FAUT-IL INTERDIRE LE POKE-BOWL ?

poke bowl interdit

Vous rêvez de payer dix-sept euros pour un vague assemblage avocat-saumon fumé dans un céramique importé Sifnos ? Le tout servi par un serveur à man-bun ? Alors, passez votre chemin…

Un « Poke » Bowl se prononce traditionnellement « Pokai » et non pas Poke. Il est sinon rapide de le confondre avec cette ancestrale technique de drague/harcèlement amical développée par Facebook qui, contrairement au plat des îles d’Hawaï, n’a jamais remporté un franc succès. Ce repas sur le pouce, le pêcheur des îles Sandwich y a droit après avoir éviscéré ses poissons, ôté les arrêtes et la peau (à la sueur de son front ). La dernière étape consistant à les découper en cubes. L’assaisonnement était plus classique, quelques algues restées coincées dans le maillot de bain, des fruits locaux et un peu de sel de mer gratté le long du littoral. 

En France, on y a droit depuis 2016, et aujourd’hui ce sont pas moins de 300 lieux qui proposent la dégustation du bowl magique, rien qu’à Paris. Même les restos plus traditionnels se plient à cette tendance. Il est désormais possible de commander un poke-bowl et un os à moelle sur une nappe Vichy en terrasse.

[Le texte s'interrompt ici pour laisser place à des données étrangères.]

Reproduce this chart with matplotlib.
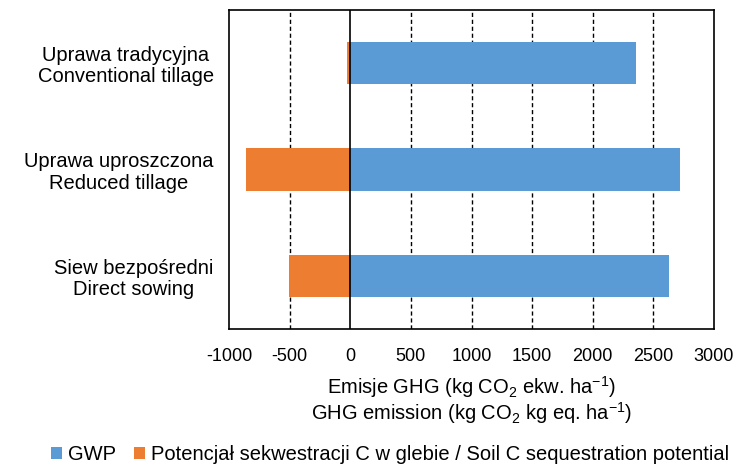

Le désamour de la brasserie serait-il uniquement dû à la lassitude de la salade Caesar ? À l’anxiété de se retrouver coincé entre Charlotte et Fabien sur la banquette lorsque le débat « vaccin pas vaccin» va jaillir, juste avant la commande des cafés gourmands ? Sommes-nous réellement préservés du small talk dans la file d’attente de 30 minutes devant SuperPoke3000 ? Une rumeur court : les salons de coiffure fileraient des tips aux jeunes start-uppers – qui ont hésité entre l’ouverture d’un CBD shop et le Poke shop – pour leur invention des meilleurs jeux de mots à associer au mot « Poke ».


ATOUTS D’UN FAST-FOOD 

Le poke-bowl dans son carton humide, c’est surtout l’assurance sécurisante de pouvoir le manger sur son bureau en matant le dernier épisode de Succession, avant la reprise des hostilités. C’est presque comme être à la maison, sauf qu’on a dû remettre un pantalon. Chez soi, le repas pouvait rapidement être une nectarine ou un toast de rillettes de thon. On se dit qu’on se fait quand même plus de bien avec l’arc en ciel saumon-betterave-carotte-cacahuète. L’impression de prendre soin de soi, à mi-chemin entre le laisser-aller du boulot en distanciel et la tenue minimum qu’on souhaite conserver. Est-ce grâce à la présence des mots « Yuzu » ou « Gingembre » que ce grand bol de riz donne l’impression à son client d’être une meilleure personne que son collègue et sa salade Monoprix ? Tout consommateur de gingembre était déjà considéré avec davantage de respect qu’un autre. Le poke bowl a les atouts d’un fast food (un fast food localisé en Suisse si on en croit les prix) sans la culpabilité de faire pleurer son foie. Mais sait-on d’où provient cette mangue en plein mois de février ? Pas plus que la fabrication d’un nuggets (enfin si… ça, on sait justement !). La vraie classe, finalement, est-ce que ça ne serait pas d’arriver au bureau avec son poke-bowl maison dans un lunch-box ? « Tu n’as pas mis de framboises dans ton Poke, Laurent ? » Et de pouvoir répondre fièrement « Ah bah non, les framboises, c’est pas la saison ! ».